Lets build a fairer and healthier world for everyone – WHO

For the World Health Day commemorated on 7 April the World Health Organization (WHO) issued five calls for urgent action to improve health for all people.

WHO has realised that within countries, illness and death from COVID-19 have been higher among groups who face discrimination, poverty, social exclusion and adverse daily living and working conditions, including humanitarian crises.

They estimate that the pandemic had driven between 119 and 124 million people into extreme poverty last year and there is evidence that it has widened gender gaps in employment, with women exiting the labour force in greater numbers than men over the past 12 months.

WHO explained that these inequalities in people’s living conditions, health services, and access to power, money and resources are long standing, which results in under 5 mortality rates among children from the poorest households are double that of children from the richest households.

Life expectancy for people in low-income countries is 16 years lower than for people in high income countries, but, as countries continue to fight the pandemic a unique opportunity emerges to build back better for a fairer, healthier world by implementing existing commitments, resolutions, and agreements while also making new and bold commitments.
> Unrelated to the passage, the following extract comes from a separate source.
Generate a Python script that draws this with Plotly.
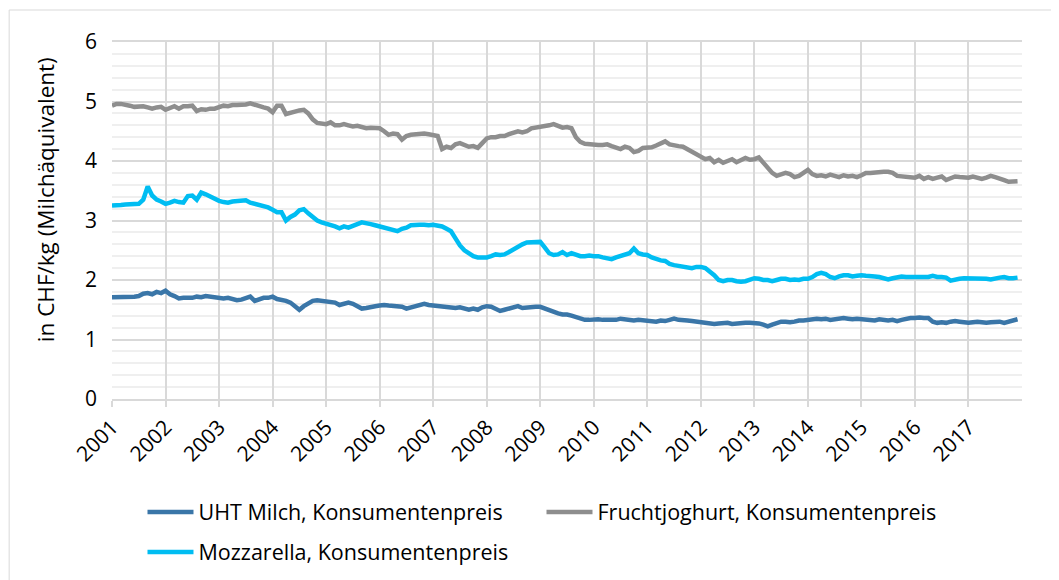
import plotly.graph_objects as go

years = list(range(2001, 2018))
tick_labels = [str(y) for y in years]
y_title = "in CHF/kg (Milchäquivalent)"

uht = [
    1.71, 1.71, 1.71, 1.72, 1.72, 1.72, 1.73, 1.77, 1.78, 1.76, 1.80, 1.78,  # 2001
    1.82, 1.76, 1.73, 1.69, 1.70, 1.70, 1.70, 1.72, 1.71, 1.73, 1.72, 1.71,  # 2002
    1.70, 1.69, 1.70, 1.68, 1.66, 1.67, 1.70, 1.72, 1.65, 1.68, 1.70, 1.70,  # 2003
    1.72, 1.68, 1.67, 1.65, 1.62, 1.55, 1.50, 1.56, 1.60, 1.65, 1.66, 1.65,  # 2004
    1.65, 1.64, 1.62, 1.58, 1.60, 1.62, 1.60, 1.56, 1.52, 1.53, 1.55, 1.56,  # 2005
    1.57, 1.58, 1.57, 1.56, 1.55, 1.55, 1.52, 1.54, 1.55, 1.58, 1.60, 1.58,  # 2006
    1.57, 1.56, 1.55, 1.55, 1.54, 1.53, 1.54, 1.52, 1.50, 1.52, 1.50, 1.54,  # 2007
    1.56, 1.55, 1.52, 1.48, 1.50, 1.52, 1.54, 1.56, 1.53, 1.54, 1.55, 1.55,  # 2008
    1.55, 1.52, 1.48, 1.45, 1.44, 1.42, 1.42, 1.40, 1.38, 1.35, 1.33, 1.33,  # 2009
    1.34, 1.34, 1.33, 1.33, 1.32, 1.33, 1.35, 1.34, 1.33, 1.32, 1.33, 1.32,  # 2010
    1.31, 1.31, 1.30, 1.32, 1.31, 1.33, 1.35, 1.33, 1.33, 1.32, 1.31, 1.30,  # 2011
    1.29, 1.28, 1.27, 1.26, 1.27, 1.28, 1.28, 1.26, 1.27, 1.27, 1.28, 1.28,  # 2012
    1.28, 1.27, 1.25, 1.22, 1.25, 1.28, 1.30, 1.30, 1.29, 1.30, 1.32, 1.32,  # 2013
    1.33, 1.34, 1.35, 1.34, 1.35, 1.33, 1.34, 1.36, 1.36, 1.35, 1.34, 1.35,  # 2014
    1.34, 1.33, 1.33, 1.32, 1.34, 1.33, 1.32, 1.33, 1.31, 1.33, 1.35, 1.36,  # 2015
    1.36, 1.37, 1.36, 1.36, 1.30, 1.28, 1.29, 1.28, 1.30, 1.31, 1.30, 1.29,  # 2016
    1.28, 1.29, 1.30, 1.29, 1.28, 1.29, 1.30, 1.30, 1.28, 1.30, 1.31, 1.34,  # 2017
]

frucht = [
    4.93, 4.96, 4.96, 4.95, 4.93, 4.91, 4.91, 4.92, 4.90, 4.88, 4.90, 4.91,  # 2001
    4.86, 4.90, 4.92, 4.88, 4.92, 4.92, 4.93, 4.84, 4.87, 4.86, 4.88, 4.88,  # 2002
    4.90, 4.93, 4.92, 4.94, 4.94, 4.94, 4.95, 4.97, 4.94, 4.93, 4.90, 4.88,  # 2003
    4.82, 4.93, 4.93, 4.79, 4.82, 4.83, 4.85, 4.86, 4.80, 4.70, 4.64, 4.63,  # 2004
    4.62, 4.65, 4.60, 4.60, 4.62, 4.60, 4.58, 4.59, 4.57, 4.55, 4.56, 4.55,  # 2005
    4.55, 4.50, 4.44, 4.46, 4.45, 4.36, 4.42, 4.44, 4.45, 4.45, 4.46, 4.45,  # 2006
    4.44, 4.42, 4.20, 4.24, 4.22, 4.28, 4.30, 4.27, 4.24, 4.25, 4.22, 4.30,  # 2007
    4.38, 4.40, 4.40, 4.42, 4.42, 4.45, 4.48, 4.50, 4.48, 4.50, 4.55, 4.56,  # 2008
    4.58, 4.58, 4.60, 4.62, 4.58, 4.56, 4.57, 4.55, 4.40, 4.32, 4.29, 4.28,  # 2009
    4.28, 4.27, 4.27, 4.28, 4.25, 4.22, 4.20, 4.24, 4.22, 4.15, 4.17, 4.22,  # 2010
    4.22, 4.23, 4.26, 4.30, 4.33, 4.28, 4.26, 4.25, 4.24, 4.20, 4.15, 4.10,  # 2011
    4.06, 4.03, 4.05, 3.98, 4.02, 3.97, 4.00, 4.03, 3.98, 4.02, 4.05, 4.02,  # 2012
    4.03, 4.06, 3.98, 3.90, 3.80, 3.75, 3.78, 3.80, 3.78, 3.73, 3.75, 3.80,  # 2013
    3.85, 3.78, 3.75, 3.76, 3.74, 3.77, 3.75, 3.73, 3.76, 3.74, 3.75, 3.73,  # 2014
    3.76, 3.80, 3.80, 3.81, 3.82, 3.82, 3.82, 3.80, 3.75, 3.74, 3.73, 3.72,  # 2015
    3.72, 3.75, 3.70, 3.73, 3.70, 3.72, 3.74, 3.68, 3.71, 3.74, 3.73, 3.73,  # 2016
    3.72, 3.74, 3.72, 3.70, 3.72, 3.75, 3.73, 3.71, 3.68, 3.65, 3.66, 3.66,  # 2017
]

mozz = [
    3.25, 3.25, 3.26, 3.27, 3.27, 3.27, 3.28, 3.35, 3.57, 3.42, 3.35, 3.32,  # 2001
    3.28, 3.30, 3.33, 3.31, 3.30, 3.41, 3.42, 3.35, 3.47, 3.44, 3.40, 3.36,  # 2002
    3.33, 3.31, 3.30, 3.32, 3.33, 3.34, 3.34, 3.30, 3.28, 3.27, 3.25, 3.22,  # 2003
    3.18, 3.14, 3.14, 3.00, 3.06, 3.10, 3.17, 3.19, 3.12, 3.05, 3.00, 2.97,  # 2004
    2.95, 2.93, 2.90, 2.87, 2.90, 2.88, 2.92, 2.94, 2.97, 2.96, 2.94, 2.92,  # 2005
    2.90, 2.88, 2.85, 2.84, 2.82, 2.86, 2.88, 2.92, 2.93, 2.93, 2.93, 2.92,  # 2006
    2.93, 2.92, 2.90, 2.86, 2.82, 2.70, 2.58, 2.50, 2.44, 2.40, 2.38, 2.38,  # 2007
    2.38, 2.40, 2.43, 2.42, 2.43, 2.47, 2.52, 2.56, 2.60, 2.63, 2.63, 2.64,  # 2008
    2.64, 2.55, 2.45, 2.42, 2.43, 2.47, 2.42, 2.45, 2.42, 2.40, 2.40, 2.41,  # 2009
    2.40, 2.40, 2.38, 2.36, 2.35, 2.38, 2.40, 2.42, 2.45, 2.53, 2.45, 2.43,  # 2010
    2.42, 2.38, 2.35, 2.33, 2.32, 2.27, 2.25, 2.24, 2.23, 2.22, 2.20, 2.22,  # 2011
    2.22, 2.20, 2.15, 2.08, 2.00, 1.98, 2.00, 2.00, 1.98, 1.97, 1.98, 2.00,  # 2012
    2.03, 2.02, 2.00, 2.00, 1.98, 2.00, 2.02, 2.02, 2.00, 2.01, 2.00, 2.02,  # 2013
    2.02, 2.05, 2.10, 2.12, 2.10, 2.05, 2.03, 2.06, 2.08, 2.08, 2.06, 2.07,  # 2014
    2.08, 2.07, 2.07, 2.06, 2.05, 2.03, 2.01, 2.03, 2.05, 2.06, 2.05, 2.05,  # 2015
    2.05, 2.05, 2.06, 2.05, 2.07, 2.05, 2.05, 2.04, 1.99, 2.01, 2.02, 2.03,  # 2016
    2.03, 2.03, 2.02, 2.03, 2.02, 2.01, 2.03, 2.04, 2.05, 2.03, 2.03, 2.04,  # 2017
]

series_names = [
    "UHT Milch, Konsumentenpreis",
    "Fruchtjoghurt, Konsumentenpreis",
    "Mozzarella, Konsumentenpreis",
]
colors = ["#3A76A8", "#8E8E8E", "#00BDF2"]

x = [y + m / 12 for y in years for m in range(12)]

FONT = "Open Sans"
fig = go.Figure()
for name, vals, col, lg in zip(series_names, [uht, frucht, mozz], colors,
                               ["legend", "legend", "legend2"]):
    fig.add_trace(go.Scatter(
        x=x, y=vals, mode="lines", name=name,
        line=dict(color=col, width=4.5), legend=lg,
    ))

fig.update_layout(
    width=1059, height=580,
    margin=dict(l=104, r=45, t=34, b=189),
    paper_bgcolor="white", plot_bgcolor="white",
    font=dict(family=FONT, size=19, color="#000000"),
    showlegend=True,
    legend=dict(
        orientation="h", x=0.127, y=0.131, xref="container", yref="container",
        xanchor="left", yanchor="middle",
        entrywidth=338, entrywidthmode="pixels", itemwidth=46,
        font=dict(family=FONT, size=21.5), bgcolor="rgba(0,0,0,0)",
    ),
    legend2=dict(
        orientation="h", x=0.127, y=0.062, xref="container", yref="container",
        xanchor="left", yanchor="middle",
        itemwidth=46, font=dict(family=FONT, size=21.5), bgcolor="rgba(0,0,0,0)",
    ),
    shapes=[dict(type="rect", xref="paper", yref="paper", x0=-0.113, x1=1.036,
                 y0=-0.6, y1=1.0896, line=dict(color="#D9D9D9", width=1), layer="below")],
    annotations=[dict(text=y_title, xref="paper", yref="paper", x=-0.0736, y=0.557,
                      xanchor="center", yanchor="middle", textangle=-90, showarrow=False,
                      font=dict(family=FONT, size=22.5, color="#000000"))],
)

fig.update_xaxes(
    range=[2001, 2018], automargin=False,
    tickvals=years, ticktext=tick_labels, tickangle=-45,
    tickfont=dict(family=FONT, size=21),
    showgrid=True, gridcolor="#D9D9D9", gridwidth=1.5,
    showline=True, mirror=True, linecolor="#D9D9D9", linewidth=1.5,
    ticks="outside", ticklen=6, tickcolor="#D9D9D9", tickwidth=1.5,
    zeroline=False,
)
fig.update_yaxes(
    range=[0, 6], dtick=1, tick0=0, automargin=False,
    tickfont=dict(family=FONT, size=21),
    showgrid=True, gridcolor="#D9D9D9", gridwidth=1.5,
    minor=dict(dtick=0.2, showgrid=True, gridcolor="#EFEFEF", gridwidth=1.5),
    zeroline=False, showline=False, ticks="",
    ticklabelstandoff=14,
)

fig.write_html("out.html")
“The COVID-19 pandemic has thrived amid the inequalities in our societies and the gaps in our health systems, therefore it is vital for all governments to invest in strengthening their health services and to remove the barriers that prevent so many people from using them, so more people have the chance to live healthy lives,” said Dr Tedros Adhanom Ghebreyesus, WHO Director-General.

WHO is therefore issued five calls for action which are to accelerate equitable access to COVID-19 technologies between and within countries, to invest in primary health care, to prioritize health and social protection, to build safe, healthy and inclusive neighbourhoods and to strengthen data and health information systems.

“Now is the time to invest in health as a motor of development, because we do not need to choose between improving public health, building sustainable societies, ensuring food security and adequate nutrition, tackling climate change and having thriving local economies, because all these vital outcomes go hand in hand,” concluded Dr Tedros.